I have a question about bucket rotation and the number of files in a bucket.
Here are our the settings for the index=main.
homePath = /splunkidx/defaultdb/db
coldPath = /splunkidx/defaultdb/colddb
thawedPath = /splunkidx/defaultdb/thaweddb
maxDataSize = auto_high_volume
maxTotalDataSizeMB = 400000
maxHotSpanSecs = 86400
frozenTimePeriodInSecs = 2592000
maxWarmDBCount = 30
The goal was to have 30 days worth of data (give or take a day). So with 86400=1 day that tells me a hot bucket should stay around 1 day, then roll to warm. With maxWarmDBCount=30 that says stuff stays in warm for 30 days and then rolls to cold. FrozenTimePeriodInSecs=259200=30 days, so data should get deleted "about" every 30 days. Worst case it sticks in cold for 30 days which means we really might have something like 60 days worth of data. That still tells me we would have something close to 30-60 files in colddb. We recently ran into a problem where there was 32,000 files in the colddb folder which is a Linux system limit and caused issues with buckets not rolling from warm to cold. How does this happen? Data coming in with bad date/time stamps (with old dates older than 30-60 days)?
Looking at the docs for indexes.conf I see:
maxHotSpanSecs = positive integer
- Upper bound of timespan of hot/warm buckets in seconds. - Defaults to 7776000 seconds (90 days). - NOTE: If you set this too small, you can get an explosion of hot/warm buckets in the filesystem. - If you set this parameter to less than 3600, it will be automatically reset to 3600, which will then activate snapping behavior (see below). - This is an advanced parameter that should be set with care and understanding of the characteristics of your data. - If set to 3600 (1 hour), or 86400 (1 day), becomes also the lower bound of hot bucket timespans.
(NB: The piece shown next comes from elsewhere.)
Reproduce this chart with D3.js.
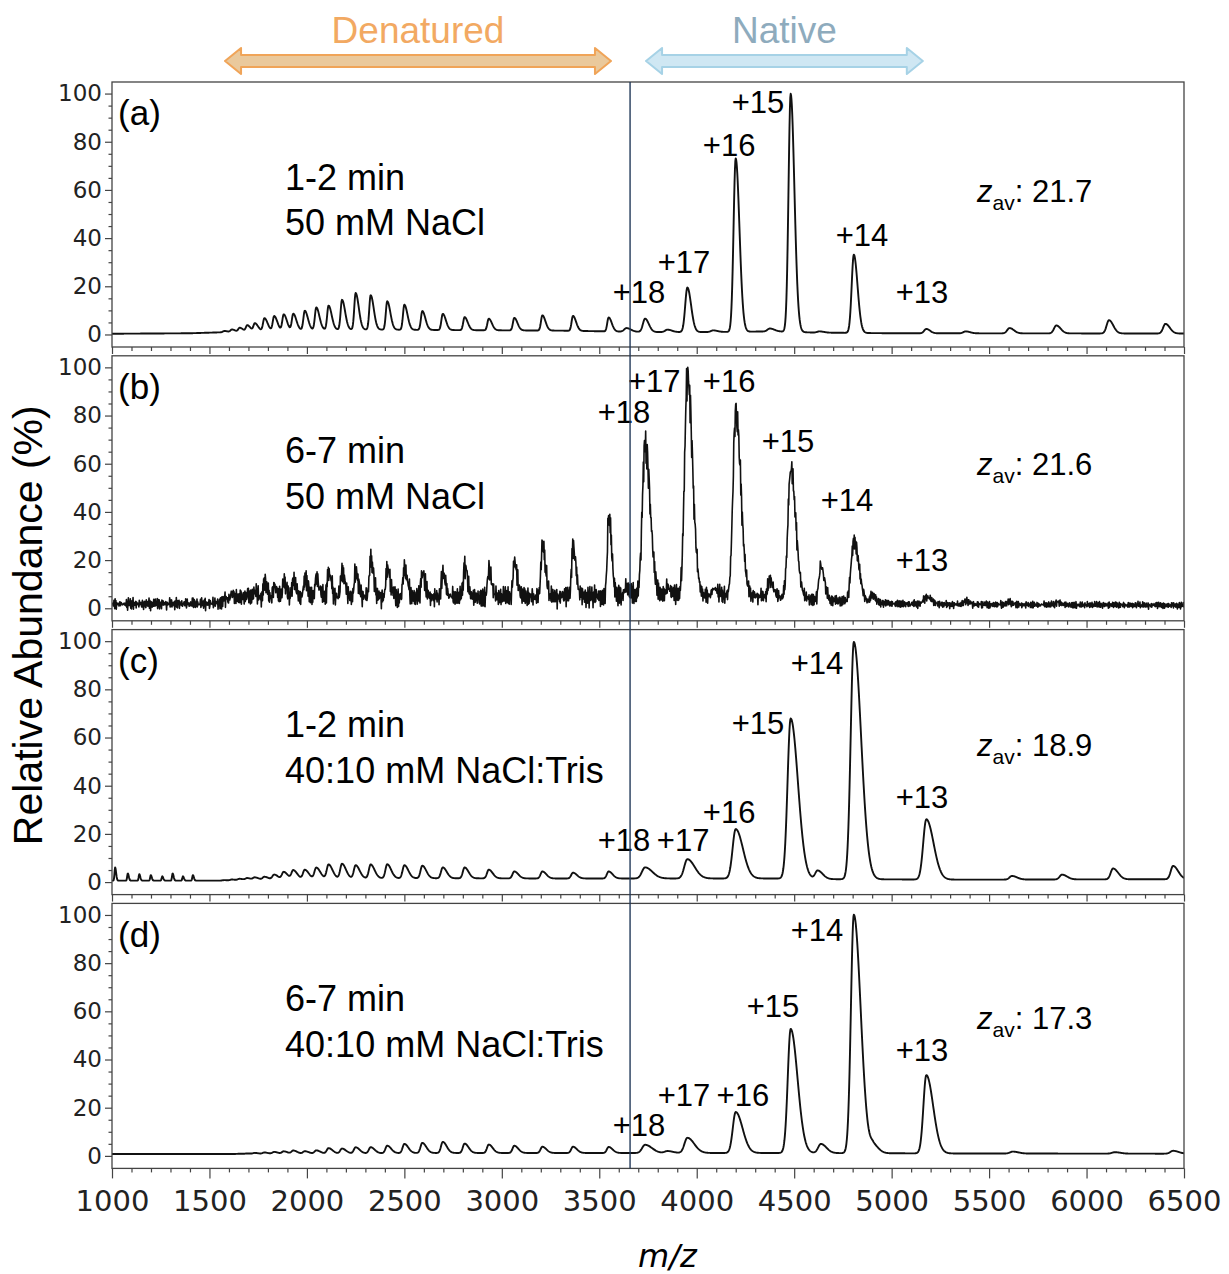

Further, snapping behavior (i.e. ohSnap) is activated, whereby hot bucket boundaries will be set at exactly the hour or day mark, relative to local midnight. - Highest legal value is 4294967295
maxHotIdleSecs = nonnegative integer
- Maximum life, in seconds, of a hot bucket. - If a hot bucket exceeds maxHotIdleSecs, Splunk rolls it to warm. - This setting operates independently of maxHotBuckets, which can also cause hot buckets to roll. - A value of 0 turns off the idle check (equivalent to infinite idle time). - Defaults to 0. - Highest legal value is 4294967295
Should we be looking at using maxHotIdleSecs?
My questions are:
2) do not mess with anything other than
frozenTimePeriodInSecs - just leave them at the defaults.
I agree with Kristian. I would remove
maxHotSpanSecs = 86400 This is not something that you should normally set. Plus, this setting is not based on the time when the data is indexed, it is based on the actual timestamp of the events. So events with different dates would be in different buckets, even if they arrived at the indexer at the same time.
Since you have set
frozenTimePeriodInSecs, you should not need to do anything else.
However, if you want to fine tune further, you could set
maxDataSize to the size of a single day's data (but not less than 750 MB). This would not guarantee a bucket per day, because Splunk optimizes the placement of data in buckets to speed searching. Also, Splunk is usually working with multiple hot buckets simultaneously. But it might help. You can set
maxHotIdleSecs, but I would not set it lower than 86400.
A hot bucket rolls to warm when (1) Splunk restarts (2) it fills (3) it receives no new data for
maxHotIdleSecs (4) Splunk needs to open a new bucket, and it is the oldest open bucket and (5) maybe other reasons that I don't know about... My guess in this case is that
maxHotSpanSecs caused the problem. Data arriving with inconsistent timestamps could certainly be part of the problem, too.